Pope Michael

POPE MICHAEL TIMELINE

1958 (October 9):  Pope Pius XII died.

1959 (January 25):  The new pope, John XXIII, announced his intention to summon a general council in Rome.

1959 (September 2).  David Bawden was born in Oklahoma City.

1962–1965:  The Second Vatican Council was held in Rome.

1969 (April 5):  Pope Paul VI promulgated a new Roman Order of the Mass, colloquially known as the Novus Ordo.

1970:  French Archbishop Marcel Lefebvre founded the traditionalist Society of St. Pius X (SSPX).

1970–1973:  The new Roman Missal, translated into the vernacular, was gradually implemented throughout the Catholic world, drastically limiting the possibility of using the pre-conciliar Order of the Mass.

1972:  The Bawden family stopped attending Novus Ordo parishes and sought Masses, said by traditionalist priests, including priests from SSPX.

1973:  Excommunicated Mexican Jesuit Joaquín Sáenz y Arriaga published Sede Vacante, arguing that Paul VI was not a valid pope and that a new conclave should be held.

1976 (May22):  Sáenz y Arriaga met with Archbishop Lefebvre in Stafford, Texas, to discuss the possibility of a new conclave.

1976 (May 22):  Archbishop Lefebvre confirmed David Bawden in Stafford, Texas.

1977 (September):  Bawden was admitted to SSPX’s seminary in Ecône, Switzerland.

1978 (January):  Bawden was transferred from Ecône to the SSPX seminary in Armada, Michigan.

1978 (December):  Bawden was dismissed from the seminary.

1979:  The Bawden family moved to St Marys, Kansas, where David Bawden worked at the SSPX-run school.

1981 (March):  Bawden resigned from his work at the school and left SSPX.

1981–1983:  Vietnamese Archbishop Pierre Martin Ngo-Dinh Thuc consecrated sedevacantist bishops who, in their turn, consecrated other bishops for work in the United States.

1983 (26 December):  David Bawden signed an open letter arguing that none of the traditionalist groups conferred valid sacraments as they lacked proper jurisdiction.

1985:  Bawden wrote “Jurisdiction during the Great Apostasy,” developing his ideas about the lack of sacramental validity in the traditionalist movement.

1987:  Bawden began to be convinced that a new conclave would be possible.

1988:  Bawden examined, and for some time believed in, the claim that Cardinal Giuseppe Siri was elected pope in the 1963 conclave but was forced to decline.

1989 (March 25):  Bawden took a wow to work towards the election of a pope.

1989 (May):  Mainly based on earlier writings, Teresa Stanfill Benns and David Bawden started preparing a book where the case for the conclave was expounded.

1990 (January):  Benns and Bawden published Will the Catholic Church Survive the Twentieth Century? It was distributed to sedevacantist clergy and laypeople calling for a papal election.

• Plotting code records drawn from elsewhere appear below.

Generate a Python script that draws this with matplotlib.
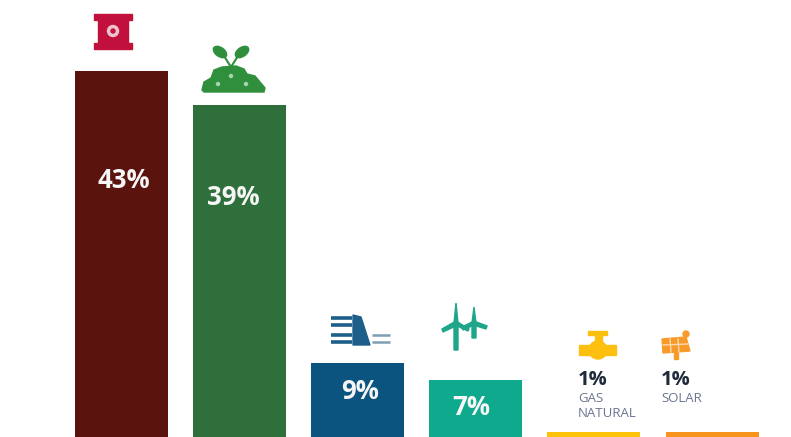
#!/usr/bin/env python3
"""Energy mix bars with icons, cropped at the bottom edge."""
import matplotlib
matplotlib.use('Agg')  # headless
import matplotlib.pyplot as plt
from matplotlib.patches import Circle, Ellipse, Polygon, Rectangle

plt.rcParams['font.family'] = ['Open Sans', 'DejaVu Sans']

sources = ['Carbon', 'Biomass', 'Hydro', 'Wind', 'Gas', 'Solar']
shares = [43, 39.1, 9.1, 7.1, 1.05, 1.05]
inside_labels = ['43%', '39%', '9%', '7%']
outside_labels = ['1%', '1%']
outside_names = [['GAS', 'NATURAL'], ['SOLAR']]
bar_colors = ['#5a130d', '#2f6f3c', '#0b5480', '#0fa98d', '#fdc30a', '#f7941d']


def draw_icons(px):
    # barrel
    red = '#c2103c'
    px.add_patch(Rectangle((94, 14), 38, 6, color=red))
    px.add_patch(Rectangle((98, 20), 30, 23, color=red))
    px.add_patch(Rectangle((94, 43), 38, 6, color=red))
    px.add_patch(Circle((113, 31), 5.5, color='#eec3ce'))
    px.add_patch(Circle((113, 31), 2, color=red))

    # plant on a mound
    green = '#2f8f3d'
    px.add_patch(Polygon([(202, 90), (204, 82), (211, 78), (214, 70), (222, 67), (236, 66),
                          (244, 69), (247, 74), (255, 76), (265, 88), (264, 92), (204, 92)], color=green))
    px.add_patch(Ellipse((220, 52), 15, 9, angle=35, color=green))
    px.add_patch(Ellipse((242, 52), 15, 9, angle=-35, color=green))
    px.plot([224, 231, 238], [56, 67, 56], color=green, lw=1.5)
    for x, y in [(231, 76), (246, 84), (218, 84)]:
        px.add_patch(Circle((x, y), 1.5, color='#a9d3ae'))

    # dam
    blue = '#1d5f8a'
    for y in [318, 325, 335, 342]:
        px.plot([331, 352], [y, y], color=blue, lw=2.6, solid_capstyle='butt')
    px.add_patch(Polygon([(353, 315), (361, 317), (370, 345), (353, 345)], color=blue))
    for y in [335, 342]:
        px.plot([372, 390], [y, y], color='#7d9fb5', lw=1.8, solid_capstyle='butt')

    # wind turbines
    teal = '#1fa58a'
    px.add_patch(Polygon([(454, 323), (456, 303), (458, 323), (458, 350), (454, 350)], color=teal))
    px.add_patch(Polygon([(456, 321), (442, 329), (443, 332), (458, 325)], color=teal))
    px.add_patch(Polygon([(456, 321), (469, 329), (468, 331), (455, 325)], color=teal))
    px.add_patch(Polygon([(472, 323), (474, 307), (476, 323), (476, 338), (472, 338)], color=teal))
    px.add_patch(Polygon([(474, 321), (462, 327), (463, 330), (474, 325)], color=teal))
    px.add_patch(Polygon([(474, 321), (487, 326), (486, 329), (473, 325)], color=teal))

    # gas tap
    yellow = '#fdc010'
    px.add_patch(Rectangle((588, 331), 19, 4, color=yellow))
    px.add_patch(Rectangle((595, 334), 7, 10, color=yellow))
    px.add_patch(Rectangle((579, 345), 37, 10, color=yellow))
    px.add_patch(Circle((598, 350), 9, color=yellow))

    # solar panel
    orange = '#f79a2a'
    px.add_patch(Polygon([(662, 339), (686, 337), (690, 351), (663, 353)], color=orange))
    for x in [670, 678]:
        px.plot([x, x + 1], [339, 352], color='#fbd9ae', lw=1)
    px.plot([663, 688], [345, 344], color='#fbd9ae', lw=1)
    px.add_patch(Circle((686, 334), 3, color=orange))
    px.add_patch(Rectangle((674, 352), 4, 7, color=orange))


def main():
    fig = plt.figure(figsize=(7.91, 4.37), dpi=100)
    ax = fig.add_axes([0, 0, 1, 1])
    x = list(range(len(sources)))
    ax.bar(x, shares, width=0.787, color=bar_colors)
    ax.set_xlim(-1.024, 5.668)
    ax.set_ylim(0.47, 51.3)
    ax.axis('off')

    # inside labels
    offsets = [(0.025, 30.3), (-0.05, 28.37), (0.025, 5.8), (-0.04, 3.9)]
    for i, label in enumerate(inside_labels):
        ax.text(x[i] + offsets[i][0], offsets[i][1], label, color='#f6f6f6', fontsize=18.5,
                fontweight='bold', ha='center', va='center')

    # pixel overlay for icons and small captions
    px = fig.add_axes([0, 0, 1, 1], facecolor='none')
    px.set_xlim(0, 791)
    px.set_ylim(437, 0)
    px.axis('off')
    draw_icons(px)

    for label, names, left in zip(outside_labels, outside_names, [578, 661]):
        px.text(left, 380, label, color='#1f2a3a', fontsize=14.5, fontweight='bold',
                ha='left', va='center')
        for j, name in enumerate(names):
            px.text(left, 398 + 15.5 * j, name, color='#6b7590', fontsize=9.5,
                    ha='left', va='center')

    fig.savefig('out.png', dpi=100)


if __name__ == '__main__':
    main()
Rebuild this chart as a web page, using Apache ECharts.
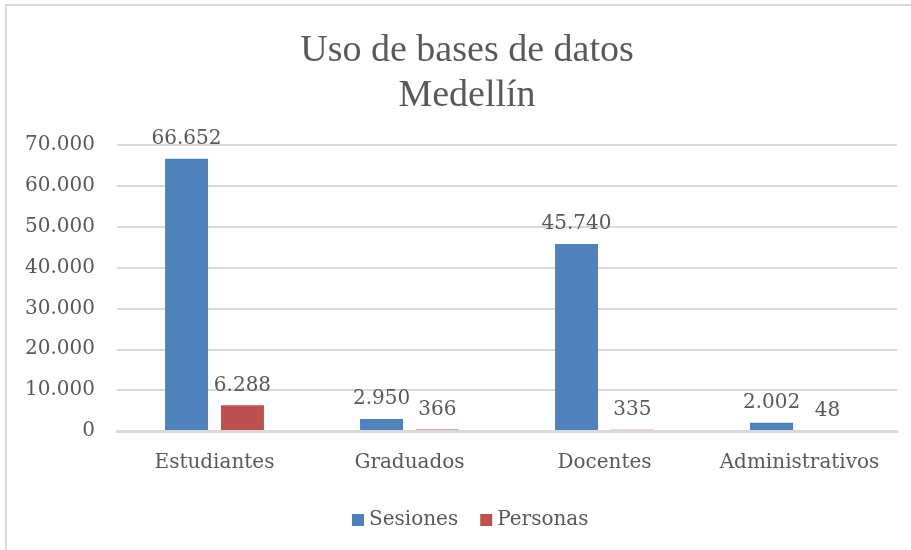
<!DOCTYPE html>
<html>
<head>
<meta charset="utf-8">
<script src="https://cdn.jsdelivr.net/npm/echarts@6/dist/echarts.min.js"></script>
<style>
  body { margin: 0; background: #fff; overflow: hidden; }
  #frame { position: absolute; left: 5px; top: 4px; width: 930px; height: 570px; border: 2px solid #d9d9d9; box-sizing: border-box; }
  #chart { position: absolute; left: 0; top: 0; width: 911px; height: 550px; }
</style>
</head>
<body>
<div id="frame"></div>
<div id="chart"></div>
<script>
// datos
const categorias = ['Estudiantes', 'Graduados', 'Docentes', 'Administrativos'];
const sesiones = [66652, 2950, 45740, 2002];
const personas = [6288, 366, 335, 48];

const serif = 'DejaVu Serif';
const gris = '#595959';

// 66652 -> 66.652
function fmt(v) {
  return String(v).replace(/\B(?=(\d{3})+(?!\d))/g, '.');
}

let myChart = echarts.init(document.getElementById('chart'));

let option = {
  animation: false,
  title: {
    text: 'Uso de bases de datos\nMedellín',
    left: 462,
    textAlign: 'center',
    top: 24,
    textStyle: {
      fontFamily: 'Liberation Serif',
      fontWeight: 'normal',
      fontSize: 38,
      lineHeight: 45,
      color: gris
    }
  },
  legend: {
    top: 505,
    left: 347,
    itemWidth: 12,
    itemHeight: 12,
    itemGap: 22,
    icon: 'rect',
    textStyle: { fontFamily: serif, fontSize: 20, color: gris }
  },
  grid: { left: 117, right: 14, top: 145, bottom: 119 },
  xAxis: {
    type: 'category',
    data: categorias,
    z: 5,
    axisLine: { lineStyle: { color: '#d9d9d9', width: 3 } },
    axisTick: { show: false },
    axisLabel: { interval: 0, fontFamily: serif, fontSize: 20, color: gris, margin: 22 }
  },
  yAxis: {
    type: 'value',
    min: 0,
    max: 70000,
    interval: 10000,
    axisLine: { show: false },
    axisTick: { show: false },
    splitLine: { lineStyle: { color: '#d9d9d9', width: 2 } },
    axisLabel: {
      fontFamily: serif, fontSize: 20, color: gris, margin: 22,
      padding: [6, 0, 0, 0],
      formatter: fmt
    }
  },
  series: [
    {
      name: 'Sesiones',
      type: 'bar',
      data: sesiones,
      barWidth: 43,
      barGap: '30%',
      itemStyle: { color: '#4f81bd' },
      label: {
        show: true, position: 'top', distance: 10,
        fontFamily: serif, fontSize: 20, color: gris,
        formatter: p => fmt(p.value)
      }
    },
    {
      name: 'Personas',
      type: 'bar',
      data: personas,
      barWidth: 43,
      barGap: '30%',
      itemStyle: { color: '#c0504d' },
      label: {
        show: true, position: 'top', distance: 10,
        fontFamily: serif, fontSize: 20, color: gris,
        formatter: p => fmt(p.value)
      }
    }
  ]
};

myChart.setOption(option);
</script>
</body>
</html>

1990 (16 July):  A conclave with six electors was held in Belvue, Kansas.  Bawden was elected pope, taking Michael I as his papal name.  The Vatican in Exile was established.

1993:  The Bawden family moved to Delia, Kansas.

2000:  Pope Michael initiated an active online ministry.

2006:  The group planned the ordination and consecration of Pope Michael, but the ceremonies were canceled shortly before the event should take place.

2007:  Teresa Benns and two others who had participated in the 1990 conclave left, denouncing the validity of the election and, consequently, Bawden’s papal claims.

2011 (December 9-10):  Independent Catholic bishop Robert Biarnesen ordained Pope Michael, a priest, consecrated him a bishop, and crowned him pope.

2013:  Pope Michael moved to Topeka, Kansas.

2022: (August 2):  Pope Michael died in Kansas City.